Well, this is odd. I never liked Elvis, not one little bit. By the time I was entering adolescence he was already well into his Vegas self-parody phase, and the sight of him bloating up and bursting out of those preposterous one-piece sequinned jumpers he favoured made me seethe at the idiots who idolized him. Like Sinatra, he may have been an occasionally gifted interpreter of material, when he chose wisely, but he wasn’t a writer, and he didn’t even play an instrument, really (though he was sometimes seen hanging on to a guitar, as pictured above), and sorry, but that just doesn’t cut it. His sneering intonation, and his typically overcooked delivery, left me cold too. Elvis. Yuck. Gimme a break.
Yet I always adored In the Ghetto. Loved it when I first heard it as a kid in 1969, love it now, and I’m not sure whether I’m supposed to be bashful about that. You could think of it as maudlin schtick, I suppose, and these days a white guy singing something written by another white guy that purports to say something about the reality of black peoples’ lives in America is probably disreputable, at least as an idea, but damn, I don’t know. Written by a twenty-something Mac Davis, based on the impoverished life of a black kid from the wrong side of the tracks who he counted as a close pal when he was growing up in Lubbock, there’s something sincere about the song, and it veers toward both musical and lyrical understatement when it might be expected to launch itself over the top. The story plainly inspired Presley, then on the cusp of a major late-sixties comeback, who normally avoided message songs like the plague. His vocal on this beautifully recorded, superbly arranged version of the song is beyond reproach.

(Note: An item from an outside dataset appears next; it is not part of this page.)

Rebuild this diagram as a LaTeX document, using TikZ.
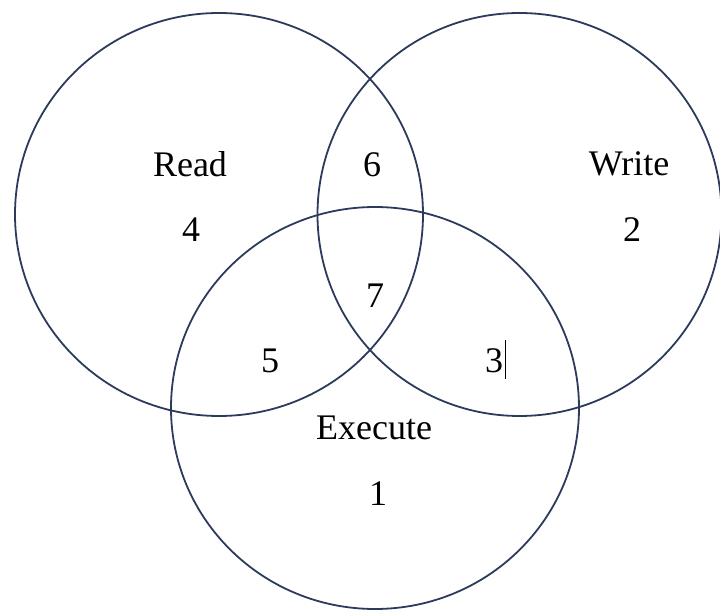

I’m temperamentally inclined to scoff at cliches and melodrama, yet it gets me every time, this story of a single mom who needs another hungry mouth to feed like a hole in the head, and can’t stop her kid from growing up angry and winding up dead, face down in the cold wet Chicago streets. Of course privileged white guys like me can’t know the first thing about any of that, yet surely it doesn’t hurt if somebody, anybody, tries to make us understand just enough to realize that there’s something horribly wrong. Maybe it’d be better if we got the message from somebody who actually lived it, I don’t know, but the message still resonates, no matter the source – doesn’t it? In the Ghetto doesn’t strike me as cultural appropriation or musical “blaxploitation”. It’s an artifact of an era when a lot of insular white folk were waking up to some ugly realities, and it was possible to have a hit record that told people like me to be ashamed of their indifference. The story was as real then as it remains today, and yeah, it was written and performed by white guys, but what’s true is true, and maybe that renders questions of authenticity beside the point.
What matters is to get people to listen. If that takes Elvis, so be it. I don’t care if it’s sung by Michael Fucking Bublé . What’s true is true, and we don’t get reminded enough.